On the UNFCCC newsroom homepage today I found the video at the bottom of this blog post. The first four minutes of the video show a news anchor man going through the current weather across the US with a hurricane off the coast of Florida, a heat wave in Chicago and a server drought in the south-west US. The video ends with Ban Ki-Moon addressing the viewers and asking for us to take action on climate change with him. On one hand the video seems overly dramatic. But, is this what it takes┬áto get people to take up Ban Ki-Moon’s call for action?

After investigating the WMO’s website, I was able to find a link to a series of videos that the organization is running in preparation for the Climate Summit at the end of the month in New York City. A list of those videos can be found here.

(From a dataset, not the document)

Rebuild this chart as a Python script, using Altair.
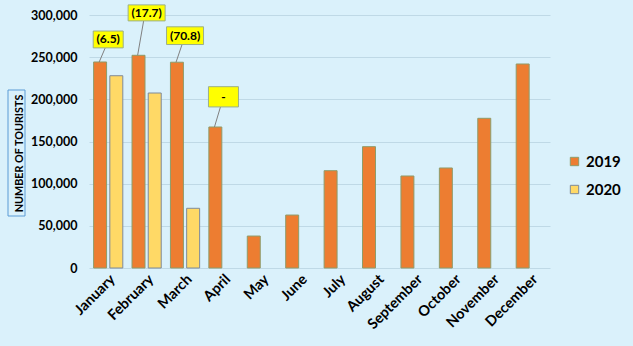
import altair as alt
import pandas as pd

months = ["January", "February", "March", "April", "May", "June", "July",
          "August", "September", "October", "November", "December"]
tourists_2019 = [244300, 252200, 244000, 167200, 37900, 62800, 115400,
                 143900, 109100, 118600, 177500, 241900]
tourists_2020 = [228000, 207500, 70800]
y_ticks = [0, 50000, 100000, 150000, 200000, 250000, 300000]

label_months = ["January", "February", "March", "April"]
label_texts = ["(6.5)", "(17.7)", "(70.8)", "-"]
label_bar_values = [244300, 252200, 244000, 167200]
label_box_low = [261000, 293000, 265000, 191000]
label_box_high = [281000, 312000, 286000, 215000]

rows = []
for m, v in zip(months, tourists_2019):
    rows.append({"month": m, "year": "2019", "value": v})
for m, v in zip(months, tourists_2020):
    rows.append({"month": m, "year": "2020", "value": v})
bars_df = pd.DataFrame(rows)

lab_df = pd.DataFrame({
    "month": label_months,
    "text": label_texts,
    "bar": label_bar_values,
    "low": label_box_low,
    "high": label_box_high,
})
lab_df["mid"] = (lab_df["low"] + lab_df["high"]) / 2

FONT = "Lato"
x_scale = alt.Scale(domain=months, paddingInner=0.24, paddingOuter=0.12)
y_scale = alt.Scale(domain=[0, 300000])

x_axis = alt.Axis(title=None, labelAngle=-45, labelAlign="right",
                  labelBaseline="top", labelFont=FONT, labelFontSize=14.5,
                  labelFontWeight="bold", labelColor="#000000",
                  ticks=False, domain=False, labelPadding=4)
y_axis = alt.Axis(title="NUMBER OF  TOURISTS",
                  values=y_ticks,
                  labelExpr="datum.value == 0 ? '0' : toString(datum.value / 1000) + ',000'",
                  labelFont=FONT, labelFontSize=12.5, labelFontWeight="bold",
                  labelColor="#000000", titleFont=FONT, titleFontSize=10.8,
                  titleFontWeight="bold", titleColor="#000000", titlePadding=6,
                  titleY=138,
                  ticks=False, domain=False, gridColor="#BFD9E6", gridWidth=1,
                  labelPadding=12)

bars = alt.Chart(bars_df).mark_bar(strokeWidth=1).encode(
    x=alt.X("month:N", sort=months, scale=x_scale, axis=x_axis),
    xOffset=alt.XOffset("year:N", scale=alt.Scale(domain=["2019", "2020"], paddingInner=0.2)),
    y=alt.Y("value:Q", scale=y_scale, axis=y_axis),
    fill=alt.Fill("year:N", scale=alt.Scale(domain=["2019", "2020"], range=["#ED7D31", "#FFD966"]),
                  legend=alt.Legend(title=None, orient="none", legendX=478, legendY=139,
                                    labelFont=FONT, labelFontSize=15, labelFontWeight="bold",
                                    labelColor="#000000", symbolType="square", symbolSize=70,
                                    rowPadding=12, labelOffset=4, symbolStrokeWidth=1)),
    stroke=alt.Stroke("year:N", scale=alt.Scale(domain=["2019", "2020"], range=["#8E9C6A", "#7F8A99"]),
                      legend=None),
)

leaders = alt.Chart(lab_df).mark_rule(color="#808080", strokeWidth=1, xOffset=-9, x2Offset=-3).encode(
    x=alt.X("month:N", sort=months, scale=x_scale, axis=x_axis),
    x2="month:N",
    y=alt.Y("bar:Q", scale=y_scale, axis=y_axis),
    y2="low:Q",
)

short_boxes = alt.Chart(lab_df).transform_filter("length(datum.text) < 6").mark_bar(
    width=30, color="#FFFF00", stroke="#9BAF8A", strokeWidth=1
).encode(
    x=alt.X("month:N", sort=months, scale=x_scale, axis=x_axis),
    y=alt.Y("low:Q", scale=y_scale, axis=y_axis),
    y2="high:Q",
)

long_boxes = alt.Chart(lab_df).transform_filter("length(datum.text) >= 6").mark_bar(
    width=37, color="#FFFF00", stroke="#9BAF8A", strokeWidth=1
).encode(
    x=alt.X("month:N", sort=months, scale=x_scale, axis=x_axis),
    y=alt.Y("low:Q", scale=y_scale, axis=y_axis),
    y2="high:Q",
)

texts = alt.Chart(lab_df).mark_text(font=FONT, fontSize=12, fontWeight="bold", color="#000000").encode(
    x=alt.X("month:N", sort=months, scale=x_scale, axis=x_axis),
    y=alt.Y("mid:Q", scale=y_scale, axis=y_axis),
    text="text:N",
)

title_box = alt.Chart(pd.DataFrame({"k": [0]})).mark_rect(
    fill="transparent", stroke="#5B9BD5", strokeWidth=1, clip=False
).encode(
    x=alt.value(-81), x2=alt.value(-64), y=alt.value(75), y2=alt.value(201)
)

chart = alt.layer(bars, title_box, leaders, short_boxes, long_boxes, texts).properties(
    width=461, height=253,
    autosize=alt.AutoSizeParams(type="none"),
    padding={"left": 89, "top": 15, "right": 83, "bottom": 78},
    background="#DAF1FB",
).configure_view(stroke=None)

chart.save("out.html", embed_options={"renderer": "svg", "actions": False})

It is very interesting to me that they are running this campaign on weather related events. We know that there is not a clear connection between any given daily weather event and climate, yet, this video series suggests that weather when examined in different locations globally is an indication of a warming climate. These videos are consistent with the predictions of climate modelers, according to the WMO website. So, maybe this is an effective way of convincing people of the real dangers of climate change. What do you think?

 

3 Replies to “The Weather in 2050”

  1. This is a very provocative video. Thanks for adding this to the Blog.

    While links between human-caused climate change and individual extreme whether events are complex and difficult to establish, climate change does change the system in ways that can amplify or increase the frequencies of some types of extreme events. The probability of severe, long-lasting heat waves is rising as we add more greenhouse gases to the atmosphere. The amount of rainfall that falls in heavy rainfall events has increased in a number of parts of the world, including the NE US, and it is projected that this trend will continue with global climate change. This can increase the likelihood of flood events. James Hansen, Makiko Sato and Reto Ruedy make an analogy with loaded dice. Adding GHGs to the atmosphere is loading the climate dice, increasing the likelihood of extreme summer heat events. See http://www.giss.nasa.gov/research/briefs/hansen_17/.

  2. This video is really interesting… I agree that it seems a bit dramatic but I do think that sometimes drama is necessary in order to get people to care. I think serve weather, although like you said is hard to correlate perfectly with climate change, is something that touches peoples live. It is events that they can see and feel. And that is why it might encourage them to take more action.